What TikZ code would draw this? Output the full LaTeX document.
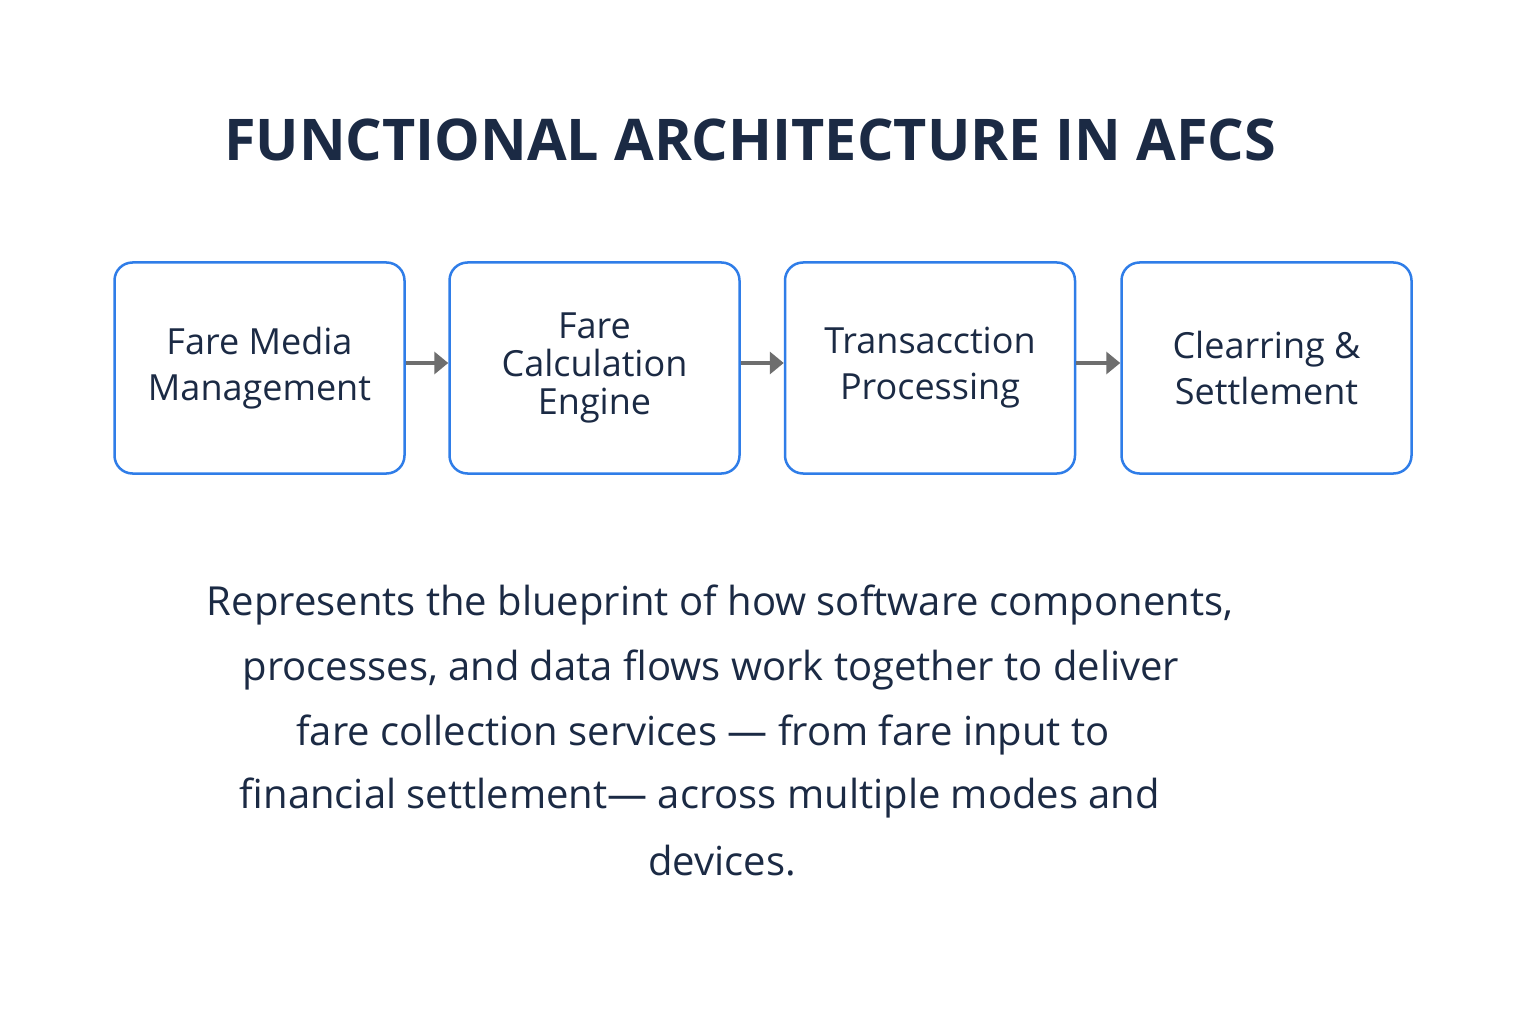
\documentclass[tikz,border=0pt]{standalone}
\usepackage{fontspec}
\setmainfont{Open Sans}
\usetikzlibrary{arrows.meta}
\definecolor{navy}{HTML}{1B2A44}
\definecolor{bblue}{HTML}{2F7DE8}
\definecolor{agray}{HTML}{6E6E6E}
\begin{document}
\begin{tikzpicture}[x=1pt,y=-1pt,
  box/.style={draw=bblue,line width=2.5pt,rounded corners=18pt,fill=white,minimum width=290pt,minimum height=211pt,align=center,text=navy,font=\fontsize{36}{46}\selectfont},
  arr/.style={draw=agray,line width=4pt,-{Triangle[length=14pt,width=22pt]}},
  para/.style={text=navy,font=\fontsize{40}{48}\selectfont}]
\useasboundingbox[fill=white] (0,0) rectangle (1536,1024);
\node[text=navy,font=\bfseries\fontsize{57.5}{64}\selectfont] (title) at (750,140) {FUNCTIONAL ARCHITECTURE IN AFCS};
\node[box] (b1) at (259.5,368) {Fare Media\\Management};
\node[box] (b2) at (594.5,368) {Fare\\[-8pt]Calculation\\[-8pt]Engine};
\node[box] (b3) at (930,368) {Transacction\\Processing};
\node[box] (b4) at (1266.5,368) {Clearring \&\\Settlement};
\draw[arr] (b1.east|-0,363) -- (b2.west|-0,363);
\draw[arr] (b2.east|-0,363) -- (b3.west|-0,363);
\draw[arr] (b3.east|-0,363) -- (b4.west|-0,363);
\node[para] (p1) at (720,605) {Represents the blueprint of how software components,};
\node[para] (p2) at (711,670) {processes, and data flows work together to deliver};
\node[para] (p3) at (703,735) {fare collection services — from fare input to};
\node[para] (p4) at (700,798) {financial settlement— across multiple modes and};
\node[para] (p5) at (722,861) {devices.};
\end{tikzpicture}
\end{document}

__________________________________________________

■ INSTRUCTION:
Leave out all pictures, then copy the remaining material exactly.

■ OUTPUT:
What TikZ code would draw this? Output the full LaTeX document.
\documentclass[tikz,border=0pt]{standalone}
\usepackage{fontspec}
\setmainfont{Open Sans}
\usetikzlibrary{arrows.meta}
\definecolor{navy}{HTML}{1B2A44}
\definecolor{bblue}{HTML}{2F7DE8}
\definecolor{agray}{HTML}{6E6E6E}
\begin{document}
\begin{tikzpicture}[x=1pt,y=-1pt,
  box/.style={draw=bblue,line width=2.5pt,rounded corners=18pt,fill=white,minimum width=290pt,minimum height=211pt,align=center,text=navy,font=\fontsize{36}{46}\selectfont},
  arr/.style={draw=agray,line width=4pt,-{Triangle[length=14pt,width=22pt]}},
  para/.style={text=navy,font=\fontsize{40}{48}\selectfont}]
\useasboundingbox[fill=white] (0,0) rectangle (1536,1024);
\node[text=navy,font=\bfseries\fontsize{57.5}{64}\selectfont] (title) at (750,140) {FUNCTIONAL ARCHITECTURE IN AFCS};
\node[box] (b1) at (259.5,368) {Fare Media\\Management};
\node[box] (b2) at (594.5,368) {Fare\\[-8pt]Calculation\\[-8pt]Engine};
\node[box] (b3) at (930,368) {Transacction\\Processing};
\node[box] (b4) at (1266.5,368) {Clearring \&\\Settlement};
\draw[arr] (b1.east|-0,363) -- (b2.west|-0,363);
\draw[arr] (b2.east|-0,363) -- (b3.west|-0,363);
\draw[arr] (b3.east|-0,363) -- (b4.west|-0,363);
\node[para] (p1) at (720,605) {Represents the blueprint of how software components,};
\node[para] (p2) at (711,670) {processes, and data flows work together to deliver};
\node[para] (p3) at (703,735) {fare collection services — from fare input to};
\node[para] (p4) at (700,798) {financial settlement— across multiple modes and};
\node[para] (p5) at (722,861) {devices.};
\end{tikzpicture}
\end{document}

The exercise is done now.